The price of this disconnect is usually tallied via our bodies, with a simple equation that a lack of outdoor activity must surely be connected with the nation’s growing waistline and obesity-related maladies like diabetes. There’s an always-growing corpus of academic work that does make that correlation, and even causation, explicit. Last month, for example, a policy brief from the UCLA Center for Health Policy Research noted that in California as a whole, about a third as many kids who live near parks get in an hour of physical activity a day (the recommended daily threshold) at least five times a week compared to kids who can’t get to a park easily.

But increasingly, researchers are examining the impact of the natural world on our minds. (At Pacific Standard, for example, we’ve reported on the benefits of biophilic design, how nature makes us nicer or improves our attention span, the rise of attention restoration theory, or even how just looking at a picture of the outdoors can blunt the harsh edges of stress.)
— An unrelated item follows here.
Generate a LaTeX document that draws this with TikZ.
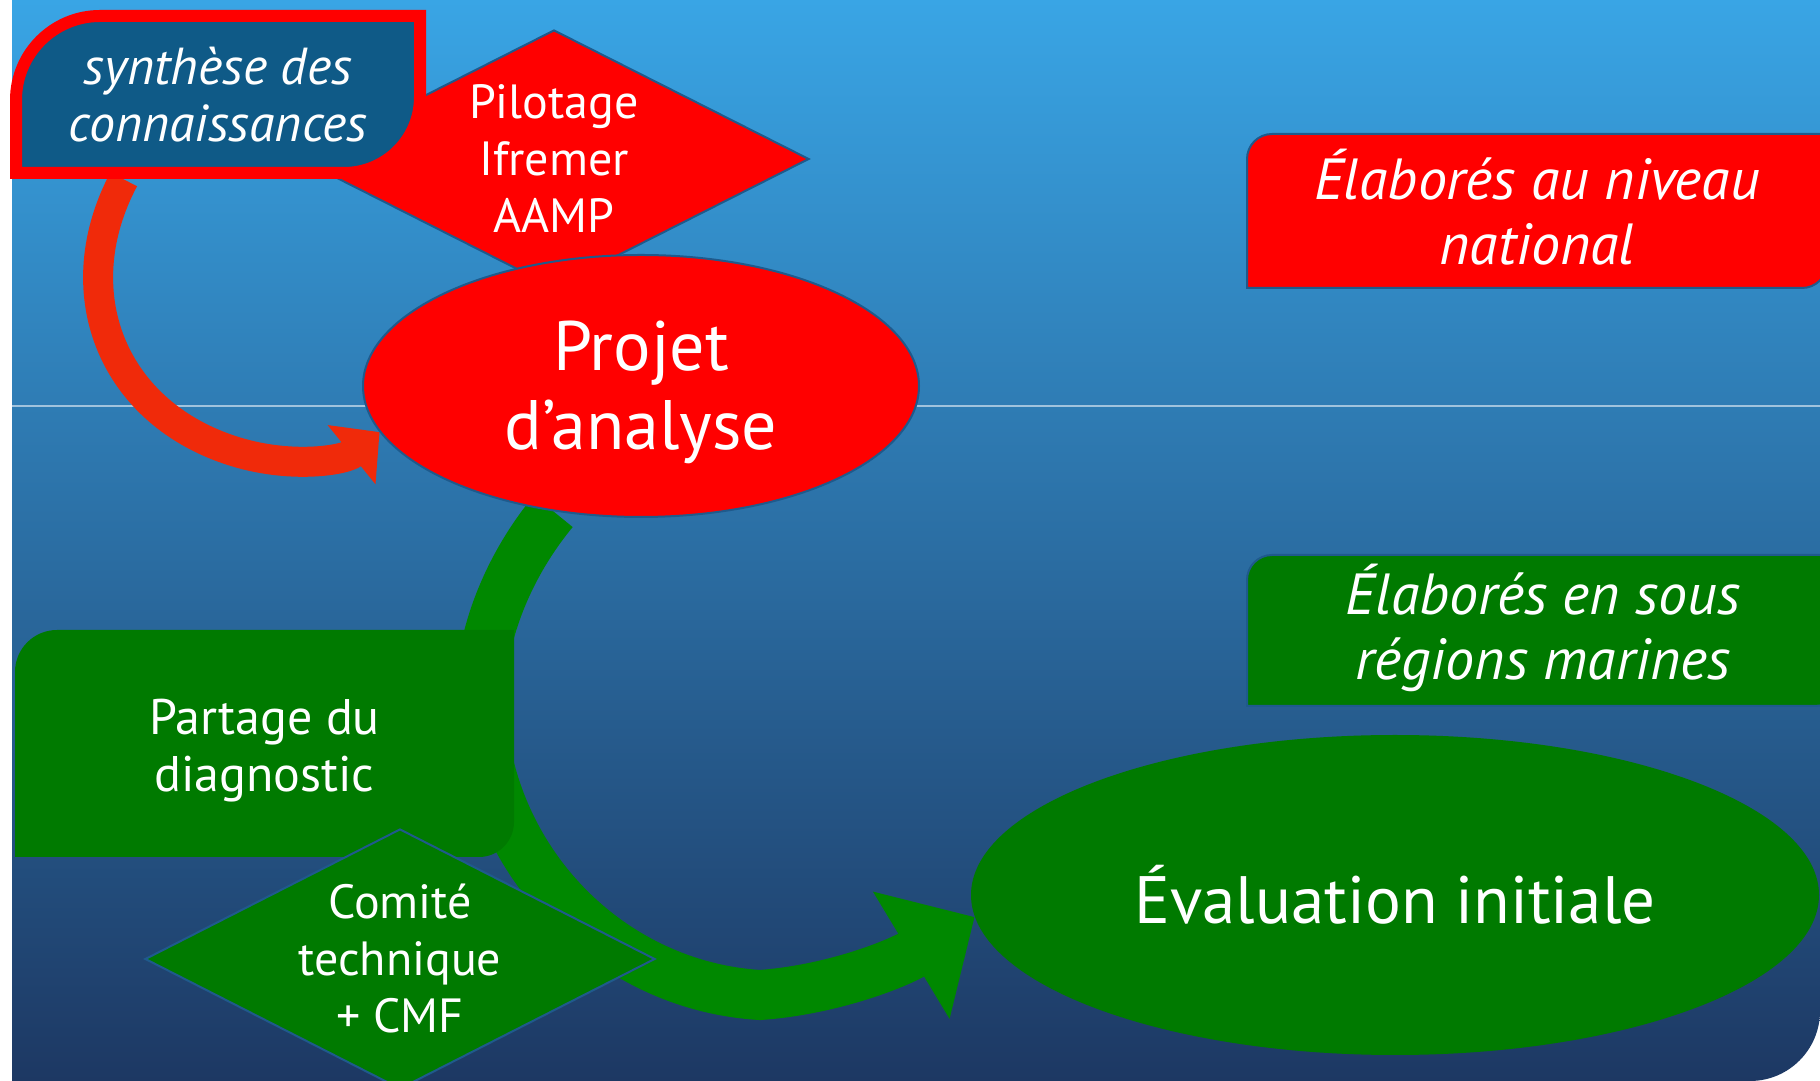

Last week, to cite one well-publicized recent study, Scottish researchers outfitted pedestrians with mobile electroencephalographs and set them loose for 25-minute strolls in Edinburgh. Those whose paths wended through green spaces “showed evidence of lower frustration, engagement and arousal, and higher meditation” based on EEG readings, the academics wrote, adding a quantitative page to the annals of similar qualitative “restorative literature.”